An Open Addressed hash table is a very straightforward structure: it uses a base array but items are not added sequentially, instead a hash function is used to quickly find an element where the item will be stored. (The same hash function is used to retrieve the item later.)

In the likely event that two keys hash to the same bucket, we say that a collision has occurred. There are several ways to resolve the collision.

Recurring Themes

Loop: If a collision occurs, we will need to keep trying until we get a successful hash value. This kind of "try it again" repetition lends itself nicely to a loop. We also use an iterator (the ubiquitous 'i') to count passes through the loop.
Modulo: Note that with all of the above collision-resolution techniques, if you get to the end of the table, you will need to "wrap around" to the beginning again (index 0) using the blessed modulo operator.

Linear Probing

If the destination element is full, just try the next one. (This is the approach used in today's lab #2.) The code for it could look something like this:

i = 0; // counter used for probing
do {
	idx = (hash(key) + i) % size;
	i++;
} while (is_occupied(ary[idx]));
ary[idx] = new_item;

The problem with this approach is that it tends to lead to clustering where most keys are grouped together in one part of the table and the rest of it is empty.

Quadratic Probing

In the event of a collision we make larger probes, jumping by squares (first jump by 1, then 4, then 9, then 16, etc.).
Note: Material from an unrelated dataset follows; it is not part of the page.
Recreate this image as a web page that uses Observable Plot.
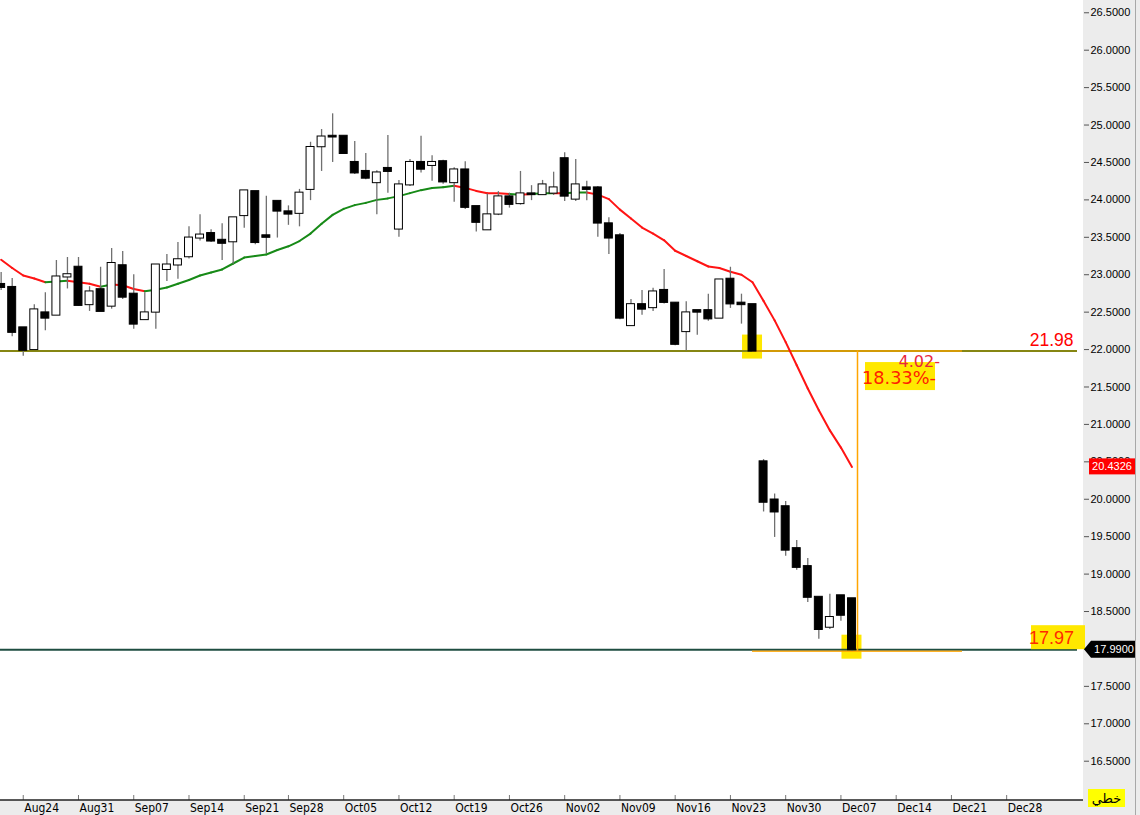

The code for it might look like this:

i = 0; // counter used for probing
do {
	idx = (hash(key) + i * i) % size; // note that 'i' is now squared
	i++;
} while (is_occupied(ary[idx]));
ary[idx] = new_item;

This is an improvement over linear probing because keys do not get clustered in a single area, although more groups of smaller clusters tend to be produced.

Double Hashing

If using the first hash function produces a collision, a second hash function kicks in to try to produce a different value.

i = 0;
do {
	idx = (hash1(key) + i * hash2(key)) % size;
	i++;
} while (is_occupied(ary[idx]));
ary[idx] = new_item;

As with quadratic probing, we also multiply the value returned by the second hash function by the iterator ('i') that causes it to initially be discarded (because it's multiplied by zero), and afterward make bigger jumps, thereby distributing the keys more evenly throughout the hash table.